YOUR TASK: In the records below, find the line that contains "Emit a Python" and the line that contains "import plotly.graph_objects as go"; write out exactly those two lines and everything between them, without the pictures.
Start of EXTRACTED MATERIAL
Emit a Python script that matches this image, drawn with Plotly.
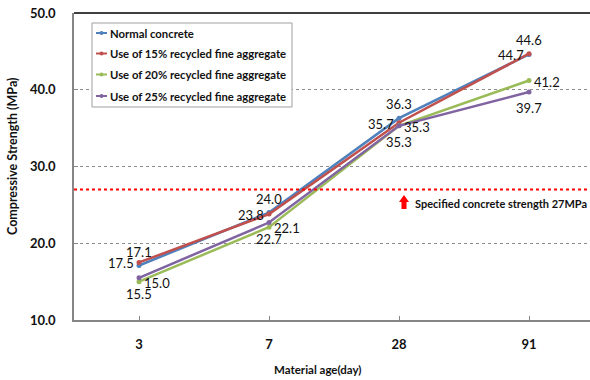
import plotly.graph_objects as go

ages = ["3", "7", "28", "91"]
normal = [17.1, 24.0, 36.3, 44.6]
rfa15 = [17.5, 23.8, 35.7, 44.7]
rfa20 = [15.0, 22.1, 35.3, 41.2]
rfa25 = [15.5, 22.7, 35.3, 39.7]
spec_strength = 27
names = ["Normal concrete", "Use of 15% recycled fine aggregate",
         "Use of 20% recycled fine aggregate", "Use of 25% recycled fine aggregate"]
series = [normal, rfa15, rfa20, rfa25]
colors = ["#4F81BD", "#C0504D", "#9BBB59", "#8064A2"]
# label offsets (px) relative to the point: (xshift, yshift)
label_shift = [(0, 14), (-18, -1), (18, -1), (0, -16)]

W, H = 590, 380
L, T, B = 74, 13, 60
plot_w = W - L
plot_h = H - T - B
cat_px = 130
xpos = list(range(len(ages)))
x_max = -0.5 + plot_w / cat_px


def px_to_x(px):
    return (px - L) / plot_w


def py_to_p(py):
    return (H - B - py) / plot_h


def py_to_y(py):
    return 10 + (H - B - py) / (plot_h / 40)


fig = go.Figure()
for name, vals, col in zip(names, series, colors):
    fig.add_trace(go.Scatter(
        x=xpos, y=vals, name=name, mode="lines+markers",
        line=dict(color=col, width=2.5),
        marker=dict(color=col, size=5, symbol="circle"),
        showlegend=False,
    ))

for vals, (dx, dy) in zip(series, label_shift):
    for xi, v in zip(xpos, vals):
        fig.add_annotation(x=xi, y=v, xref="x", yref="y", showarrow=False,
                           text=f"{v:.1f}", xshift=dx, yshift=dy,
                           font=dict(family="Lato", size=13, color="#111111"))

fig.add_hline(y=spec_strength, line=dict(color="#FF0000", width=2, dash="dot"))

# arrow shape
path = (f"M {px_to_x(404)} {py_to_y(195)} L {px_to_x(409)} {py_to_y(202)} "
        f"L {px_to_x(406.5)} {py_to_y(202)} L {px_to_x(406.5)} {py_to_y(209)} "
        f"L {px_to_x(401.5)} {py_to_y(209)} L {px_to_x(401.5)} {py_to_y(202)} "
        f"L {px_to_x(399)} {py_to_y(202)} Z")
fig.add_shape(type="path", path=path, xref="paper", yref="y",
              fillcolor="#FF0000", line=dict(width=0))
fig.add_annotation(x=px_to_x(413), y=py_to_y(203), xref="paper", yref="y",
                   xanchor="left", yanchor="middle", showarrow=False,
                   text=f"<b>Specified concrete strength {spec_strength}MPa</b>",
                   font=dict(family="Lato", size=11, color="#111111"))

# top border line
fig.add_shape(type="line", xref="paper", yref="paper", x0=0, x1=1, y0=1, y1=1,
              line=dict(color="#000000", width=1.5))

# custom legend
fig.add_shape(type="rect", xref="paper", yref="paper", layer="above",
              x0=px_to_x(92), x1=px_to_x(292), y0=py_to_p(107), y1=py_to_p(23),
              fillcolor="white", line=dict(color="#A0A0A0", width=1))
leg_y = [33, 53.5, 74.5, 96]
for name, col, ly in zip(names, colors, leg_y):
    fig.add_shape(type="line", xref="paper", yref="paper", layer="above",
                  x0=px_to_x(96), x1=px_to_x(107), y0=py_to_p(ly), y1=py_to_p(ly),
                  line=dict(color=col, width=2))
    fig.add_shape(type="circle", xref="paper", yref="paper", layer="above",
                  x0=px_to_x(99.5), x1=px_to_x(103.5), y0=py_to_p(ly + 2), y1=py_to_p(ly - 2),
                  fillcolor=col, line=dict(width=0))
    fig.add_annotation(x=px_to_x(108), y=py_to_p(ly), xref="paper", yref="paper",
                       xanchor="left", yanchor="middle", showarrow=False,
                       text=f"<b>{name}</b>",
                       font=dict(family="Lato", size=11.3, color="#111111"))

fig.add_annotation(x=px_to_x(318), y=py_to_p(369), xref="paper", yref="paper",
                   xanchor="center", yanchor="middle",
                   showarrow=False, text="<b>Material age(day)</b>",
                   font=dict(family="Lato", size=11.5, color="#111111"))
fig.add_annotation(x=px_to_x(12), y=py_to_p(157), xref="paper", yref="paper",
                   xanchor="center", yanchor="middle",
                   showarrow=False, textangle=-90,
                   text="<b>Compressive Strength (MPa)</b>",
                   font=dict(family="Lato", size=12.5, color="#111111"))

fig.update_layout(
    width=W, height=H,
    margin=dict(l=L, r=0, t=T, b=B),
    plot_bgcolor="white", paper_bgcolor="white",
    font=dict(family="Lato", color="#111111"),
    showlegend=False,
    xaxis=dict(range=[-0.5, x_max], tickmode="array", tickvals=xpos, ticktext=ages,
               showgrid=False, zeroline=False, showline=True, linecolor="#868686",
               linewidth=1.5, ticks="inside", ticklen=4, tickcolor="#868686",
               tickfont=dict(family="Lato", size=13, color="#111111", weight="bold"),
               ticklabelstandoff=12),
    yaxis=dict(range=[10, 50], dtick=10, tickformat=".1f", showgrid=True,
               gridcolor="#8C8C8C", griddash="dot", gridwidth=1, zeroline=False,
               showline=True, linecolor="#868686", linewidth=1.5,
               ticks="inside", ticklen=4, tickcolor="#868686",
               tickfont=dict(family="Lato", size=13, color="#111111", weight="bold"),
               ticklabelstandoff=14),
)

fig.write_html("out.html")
End of EXTRACTED MATERIAL
Start of EXTRACTED MATERIAL
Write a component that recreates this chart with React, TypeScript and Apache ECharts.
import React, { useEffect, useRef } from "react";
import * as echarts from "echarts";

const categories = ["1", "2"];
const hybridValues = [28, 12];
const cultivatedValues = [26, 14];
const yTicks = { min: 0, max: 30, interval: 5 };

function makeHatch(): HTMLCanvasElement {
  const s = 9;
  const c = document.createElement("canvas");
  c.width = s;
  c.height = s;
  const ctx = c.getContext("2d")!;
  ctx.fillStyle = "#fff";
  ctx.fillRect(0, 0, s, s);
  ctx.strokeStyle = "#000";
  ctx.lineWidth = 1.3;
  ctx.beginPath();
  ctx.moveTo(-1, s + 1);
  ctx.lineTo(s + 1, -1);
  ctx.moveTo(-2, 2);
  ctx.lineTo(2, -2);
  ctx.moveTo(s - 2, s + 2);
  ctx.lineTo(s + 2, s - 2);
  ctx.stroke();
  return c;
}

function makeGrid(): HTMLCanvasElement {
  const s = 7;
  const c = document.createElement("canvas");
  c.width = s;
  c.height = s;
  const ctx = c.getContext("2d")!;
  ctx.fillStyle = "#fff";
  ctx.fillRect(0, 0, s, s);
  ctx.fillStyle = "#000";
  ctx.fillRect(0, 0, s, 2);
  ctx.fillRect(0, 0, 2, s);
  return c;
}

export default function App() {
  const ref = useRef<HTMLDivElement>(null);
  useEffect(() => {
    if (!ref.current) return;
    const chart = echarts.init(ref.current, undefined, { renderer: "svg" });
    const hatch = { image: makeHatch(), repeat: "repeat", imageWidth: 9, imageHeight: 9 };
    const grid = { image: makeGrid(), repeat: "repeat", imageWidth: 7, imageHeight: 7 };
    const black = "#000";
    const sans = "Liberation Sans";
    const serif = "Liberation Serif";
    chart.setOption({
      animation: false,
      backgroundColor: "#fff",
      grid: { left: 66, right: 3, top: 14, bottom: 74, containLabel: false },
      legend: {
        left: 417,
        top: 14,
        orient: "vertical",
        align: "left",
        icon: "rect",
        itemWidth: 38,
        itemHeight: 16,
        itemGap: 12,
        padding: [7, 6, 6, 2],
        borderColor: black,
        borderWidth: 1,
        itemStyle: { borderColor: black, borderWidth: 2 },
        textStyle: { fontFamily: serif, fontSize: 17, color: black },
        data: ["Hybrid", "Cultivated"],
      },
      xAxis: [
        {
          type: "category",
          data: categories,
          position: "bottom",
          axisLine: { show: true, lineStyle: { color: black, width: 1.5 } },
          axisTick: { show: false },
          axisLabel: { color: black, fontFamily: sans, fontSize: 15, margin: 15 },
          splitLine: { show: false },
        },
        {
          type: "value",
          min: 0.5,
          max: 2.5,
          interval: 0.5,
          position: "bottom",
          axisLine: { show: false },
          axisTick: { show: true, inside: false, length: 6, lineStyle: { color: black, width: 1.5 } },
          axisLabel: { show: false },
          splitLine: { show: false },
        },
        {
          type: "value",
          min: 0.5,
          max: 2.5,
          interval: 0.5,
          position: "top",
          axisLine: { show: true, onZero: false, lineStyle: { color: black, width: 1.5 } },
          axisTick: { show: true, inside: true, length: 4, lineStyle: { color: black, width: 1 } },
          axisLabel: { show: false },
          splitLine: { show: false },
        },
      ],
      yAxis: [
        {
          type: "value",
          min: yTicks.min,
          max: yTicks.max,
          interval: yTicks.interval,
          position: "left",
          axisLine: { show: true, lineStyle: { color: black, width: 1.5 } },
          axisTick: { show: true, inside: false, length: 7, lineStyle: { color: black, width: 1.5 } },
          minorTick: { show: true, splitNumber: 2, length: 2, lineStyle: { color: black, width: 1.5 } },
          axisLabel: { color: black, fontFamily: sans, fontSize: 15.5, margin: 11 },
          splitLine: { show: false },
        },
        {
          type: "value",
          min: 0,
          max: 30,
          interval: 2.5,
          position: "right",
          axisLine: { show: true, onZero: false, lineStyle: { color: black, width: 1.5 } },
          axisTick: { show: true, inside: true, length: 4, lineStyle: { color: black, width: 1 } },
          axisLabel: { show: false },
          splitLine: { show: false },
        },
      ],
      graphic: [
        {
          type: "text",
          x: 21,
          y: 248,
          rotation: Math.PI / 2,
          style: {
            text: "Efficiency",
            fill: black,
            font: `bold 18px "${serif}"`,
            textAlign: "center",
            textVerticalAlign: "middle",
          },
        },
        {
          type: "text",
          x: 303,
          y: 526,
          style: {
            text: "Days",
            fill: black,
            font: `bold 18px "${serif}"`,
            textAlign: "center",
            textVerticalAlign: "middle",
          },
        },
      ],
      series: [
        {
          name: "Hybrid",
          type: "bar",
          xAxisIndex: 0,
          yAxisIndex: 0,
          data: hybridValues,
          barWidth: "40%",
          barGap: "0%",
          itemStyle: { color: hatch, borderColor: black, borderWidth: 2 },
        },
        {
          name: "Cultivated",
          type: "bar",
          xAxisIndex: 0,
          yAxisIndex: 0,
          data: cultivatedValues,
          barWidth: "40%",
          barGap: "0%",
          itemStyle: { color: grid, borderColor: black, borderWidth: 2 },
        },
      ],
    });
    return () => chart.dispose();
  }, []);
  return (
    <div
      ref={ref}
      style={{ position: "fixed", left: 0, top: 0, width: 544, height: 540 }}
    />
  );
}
End of EXTRACTED MATERIAL
EXERCISE RESULT:
Emit a Python script that matches this image, drawn with Plotly.
import plotly.graph_objects as go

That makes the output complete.